Count every line that has "this" in it and give the total, nothing more.
※
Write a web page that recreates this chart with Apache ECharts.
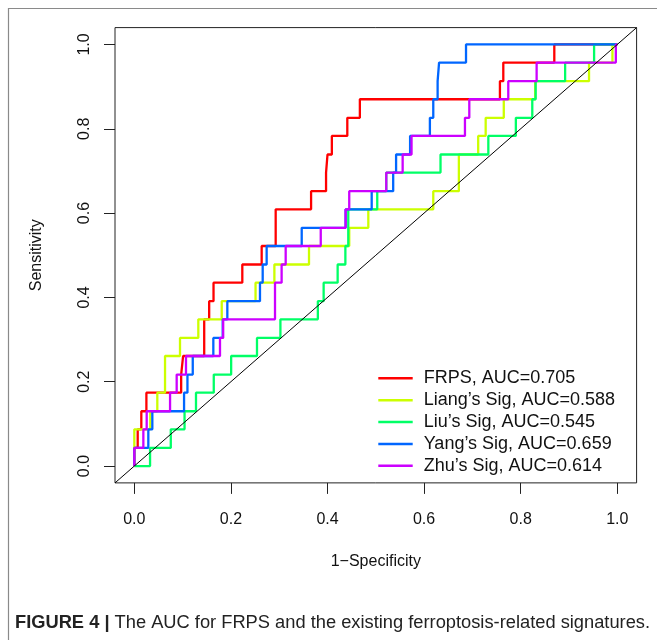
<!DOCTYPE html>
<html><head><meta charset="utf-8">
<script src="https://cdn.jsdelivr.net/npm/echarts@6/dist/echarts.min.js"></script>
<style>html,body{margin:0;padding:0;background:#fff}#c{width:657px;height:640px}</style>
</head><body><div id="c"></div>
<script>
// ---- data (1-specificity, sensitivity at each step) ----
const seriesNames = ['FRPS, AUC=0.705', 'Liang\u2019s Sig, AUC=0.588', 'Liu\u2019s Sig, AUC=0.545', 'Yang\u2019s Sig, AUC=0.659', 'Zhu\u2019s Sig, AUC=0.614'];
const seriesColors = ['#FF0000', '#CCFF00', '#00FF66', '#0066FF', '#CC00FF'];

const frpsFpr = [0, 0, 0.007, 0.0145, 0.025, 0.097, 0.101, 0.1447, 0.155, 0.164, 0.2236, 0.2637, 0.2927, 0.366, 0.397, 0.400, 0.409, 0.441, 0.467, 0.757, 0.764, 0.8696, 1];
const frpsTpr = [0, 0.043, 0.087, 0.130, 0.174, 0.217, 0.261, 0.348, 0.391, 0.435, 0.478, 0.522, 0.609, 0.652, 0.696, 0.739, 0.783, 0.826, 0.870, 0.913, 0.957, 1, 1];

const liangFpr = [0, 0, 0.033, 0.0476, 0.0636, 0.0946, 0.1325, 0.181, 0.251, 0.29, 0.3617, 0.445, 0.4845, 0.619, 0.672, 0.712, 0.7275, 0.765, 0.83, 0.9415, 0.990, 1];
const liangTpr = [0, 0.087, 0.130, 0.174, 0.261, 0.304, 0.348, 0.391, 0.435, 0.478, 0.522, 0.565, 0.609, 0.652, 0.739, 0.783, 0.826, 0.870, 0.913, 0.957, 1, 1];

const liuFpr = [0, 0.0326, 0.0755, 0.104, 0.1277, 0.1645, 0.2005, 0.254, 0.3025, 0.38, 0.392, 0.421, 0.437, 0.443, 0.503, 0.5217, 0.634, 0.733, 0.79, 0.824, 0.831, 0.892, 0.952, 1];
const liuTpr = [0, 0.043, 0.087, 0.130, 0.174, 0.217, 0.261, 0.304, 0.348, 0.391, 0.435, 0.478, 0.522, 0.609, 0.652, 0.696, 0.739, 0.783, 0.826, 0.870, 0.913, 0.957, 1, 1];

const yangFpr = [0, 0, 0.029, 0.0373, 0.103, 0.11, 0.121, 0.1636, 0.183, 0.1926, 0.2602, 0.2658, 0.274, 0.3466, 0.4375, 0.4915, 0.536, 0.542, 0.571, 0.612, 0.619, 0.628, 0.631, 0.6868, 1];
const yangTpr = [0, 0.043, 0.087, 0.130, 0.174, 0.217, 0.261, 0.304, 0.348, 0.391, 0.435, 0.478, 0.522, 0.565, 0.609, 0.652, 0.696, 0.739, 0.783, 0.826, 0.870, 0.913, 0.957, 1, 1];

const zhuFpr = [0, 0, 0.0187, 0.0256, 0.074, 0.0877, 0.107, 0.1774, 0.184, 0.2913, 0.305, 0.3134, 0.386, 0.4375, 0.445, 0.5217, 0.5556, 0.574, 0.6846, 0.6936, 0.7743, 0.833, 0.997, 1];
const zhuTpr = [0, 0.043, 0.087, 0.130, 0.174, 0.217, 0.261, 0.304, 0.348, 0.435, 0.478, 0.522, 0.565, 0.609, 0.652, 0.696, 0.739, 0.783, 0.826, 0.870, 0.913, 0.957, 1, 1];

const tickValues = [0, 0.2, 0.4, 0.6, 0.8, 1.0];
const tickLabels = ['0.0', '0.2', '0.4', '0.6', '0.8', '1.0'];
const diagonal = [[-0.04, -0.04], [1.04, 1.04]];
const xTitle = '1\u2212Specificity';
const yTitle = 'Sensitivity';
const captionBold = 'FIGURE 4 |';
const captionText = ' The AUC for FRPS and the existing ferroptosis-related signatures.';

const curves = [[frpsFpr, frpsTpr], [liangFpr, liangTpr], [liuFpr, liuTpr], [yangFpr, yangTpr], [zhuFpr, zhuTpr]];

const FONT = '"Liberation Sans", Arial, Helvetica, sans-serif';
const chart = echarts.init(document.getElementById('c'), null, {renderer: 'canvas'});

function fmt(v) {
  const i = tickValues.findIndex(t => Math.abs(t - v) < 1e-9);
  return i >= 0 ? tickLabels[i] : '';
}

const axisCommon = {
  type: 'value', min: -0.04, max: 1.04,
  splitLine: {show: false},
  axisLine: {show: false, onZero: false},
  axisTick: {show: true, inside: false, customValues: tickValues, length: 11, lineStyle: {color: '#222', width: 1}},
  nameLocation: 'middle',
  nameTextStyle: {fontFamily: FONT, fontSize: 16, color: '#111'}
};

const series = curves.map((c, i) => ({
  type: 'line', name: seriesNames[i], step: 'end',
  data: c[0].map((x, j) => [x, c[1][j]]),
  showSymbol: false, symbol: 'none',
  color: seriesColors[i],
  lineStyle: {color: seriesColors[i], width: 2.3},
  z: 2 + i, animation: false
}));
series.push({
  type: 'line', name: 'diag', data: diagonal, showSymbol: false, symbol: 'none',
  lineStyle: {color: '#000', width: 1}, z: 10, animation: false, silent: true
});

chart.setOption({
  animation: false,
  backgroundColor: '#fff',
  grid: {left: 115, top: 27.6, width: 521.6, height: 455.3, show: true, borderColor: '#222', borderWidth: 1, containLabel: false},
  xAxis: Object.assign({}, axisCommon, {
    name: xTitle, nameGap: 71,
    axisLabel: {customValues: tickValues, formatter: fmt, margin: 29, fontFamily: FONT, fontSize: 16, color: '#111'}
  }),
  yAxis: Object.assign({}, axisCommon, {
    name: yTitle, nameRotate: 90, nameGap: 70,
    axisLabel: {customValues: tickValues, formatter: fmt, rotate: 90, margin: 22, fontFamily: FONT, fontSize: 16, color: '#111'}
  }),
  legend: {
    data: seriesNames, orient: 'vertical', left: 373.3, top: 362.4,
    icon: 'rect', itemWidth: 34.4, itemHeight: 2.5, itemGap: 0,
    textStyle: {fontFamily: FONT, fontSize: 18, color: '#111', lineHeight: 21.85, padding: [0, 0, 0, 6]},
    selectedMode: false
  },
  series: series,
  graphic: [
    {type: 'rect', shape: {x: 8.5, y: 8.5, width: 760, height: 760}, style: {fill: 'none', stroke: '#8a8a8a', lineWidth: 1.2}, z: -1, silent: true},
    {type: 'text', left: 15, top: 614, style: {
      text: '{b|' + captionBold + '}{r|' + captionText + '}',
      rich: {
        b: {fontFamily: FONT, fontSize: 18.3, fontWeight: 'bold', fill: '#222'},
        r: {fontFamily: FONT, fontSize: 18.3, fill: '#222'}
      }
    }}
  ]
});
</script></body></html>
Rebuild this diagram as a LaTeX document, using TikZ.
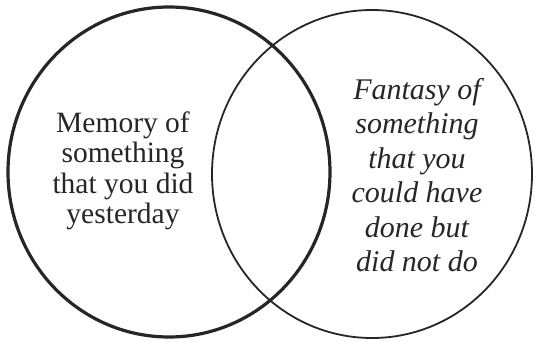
※
#### [Response below]
2